The state of the airline industry has also diminished pilots’ status. The modern era of airline mergers and bankruptcies and rising fuel costs has meant extended flying schedules, wage freezes, and pension cuts. Today starting salaries at some airlines are as low as $25,000. Sully’s retirement plan was taken away during one airline bankruptcy, and over two decades, his pay has increased by just 6 percent. “Pilots are being treated as a commodity,” says Gary Hummel, training committee chairman for the U.S. Airline Pilots Association. “Until you need them to park a plane in the Hudson. Then you say, ‘Hey, there might be more to this job.’ ”
Pilots and pilot advocates worry that great aviators may be being bred out of the system. “I have a son who is 27 and a software engineer,” says Hummel. “I have a daughter who is 25 and is a professional nurse. They both graduated from good colleges. Both of them have flown an airplane, but I told them, ‘Find another profession, because you won’t be able to feed your family or have a retirement in this one.’ My daughter earned more in her first year as a nurse than Jeff Skiles, Sully’s first officer on Flight 1549, earns after eighteen years of dedicated service with US Airways. Why would I encourage them to be a professional pilot?”
Pilots have a hard time making a case about the potential effects of all of these changes, because the airlines’ safety records are so impressive at the moment. “You go and argue with either the public or the CEOs that there’s going to be an impact on safety at some point,” says Bob Ober. “The statistics make it hard to make that case to someone who isn’t intimately acquainted with day-to-day operations, sitting in the cockpit next to people. But the guys in the industry know it’s got to.”
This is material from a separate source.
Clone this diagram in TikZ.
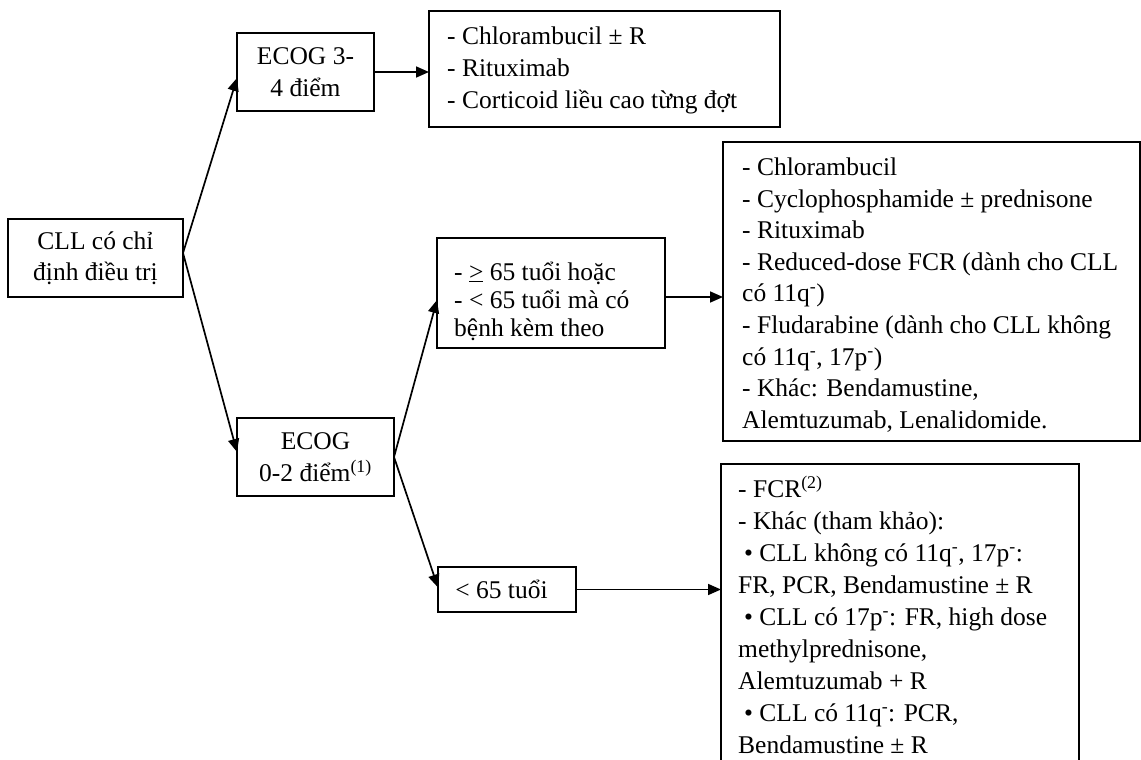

So what does happen when the unexpected happens? In an emergency, what separates a great pilot—a Sully—from one who fails catastrophically?
Keeping calm is clearly an essential factor, but what’s that a function of? In 1989, United Airlines Flight 232, a DC-10 piloted by captain Al Haynes, crash-landed in Iowa at Sioux City Airport. The craft had lost one engine and all three hydraulic systems, forcing an emergency landing. One hundred and eighty-five people survived the crash. In part, self-preservation is what helped keep Haynes calm, he says. “Panic just won’t do you any good. From day one, you know that if you panic, you’re dead.” Not only does piloting self-select for people who tend to handle stress effectively, but the airline industry has developed sophisticated systems for ferreting out candidates who aren’t unusually self-possessed. “When I was hired,” says one retired commercial pilot, “you got hired on the basis of your qualifications, your interviews, and that was it. Now you see a shrink, you’ve got batteries of psychological tests, you’ve got an interview process to go through with very sophisticated questioning.”
The thousands of training hours pilots log also help them numb their stress, Haynes says. “By constantly being retrained, and going through all kinds of different problems and having to do it calmly and efficiently, that just sticks with you. So when the time comes that something really goes wrong, that’s inherent in you and you just do it.” Today’s flight simulators can mimic almost any situation. “They’re actually a little more difficult to fly than the airplane, so if you can fly the simulator, then you can certainly fly the airplane.”
In recent years, the old paradigm of the lone pilot’s single-handedly saving the day has been discredited in favor of assiduous collaboration. The approach is known as Crew Resource Management, and it’s seen as another critical tool for successfully managing a crisis. Haynes’s United Flight 232 is taught as a case study in CRM. Denny Fitch was a flight instructor and check airman who happened to be a passenger on Flight 232. When Fitch sent word to the cockpit that he was intimately familiar with the systems of a DC-10, Haynes brought him forward, and he and the rest of the crew worked together. “Any other captain probably would have said, ‘Why don’t you shut the hell up? I’m busy up here,’ ” says Gary Hummel. “But Captain Haynes said, ‘Absolutely. I’ll take all the help I can get.’ ” It was only by working together—Fitch had knowledge of the plane’s hydraulic systems that proved critical—that Haynes and the others managed to jury-rig an effective solution. “If you read the cockpit transcript, there’s no arguing at all,” Haynes says. “None of us knew what to do, and we’re just working together to find a way to get the thing down to the ground.”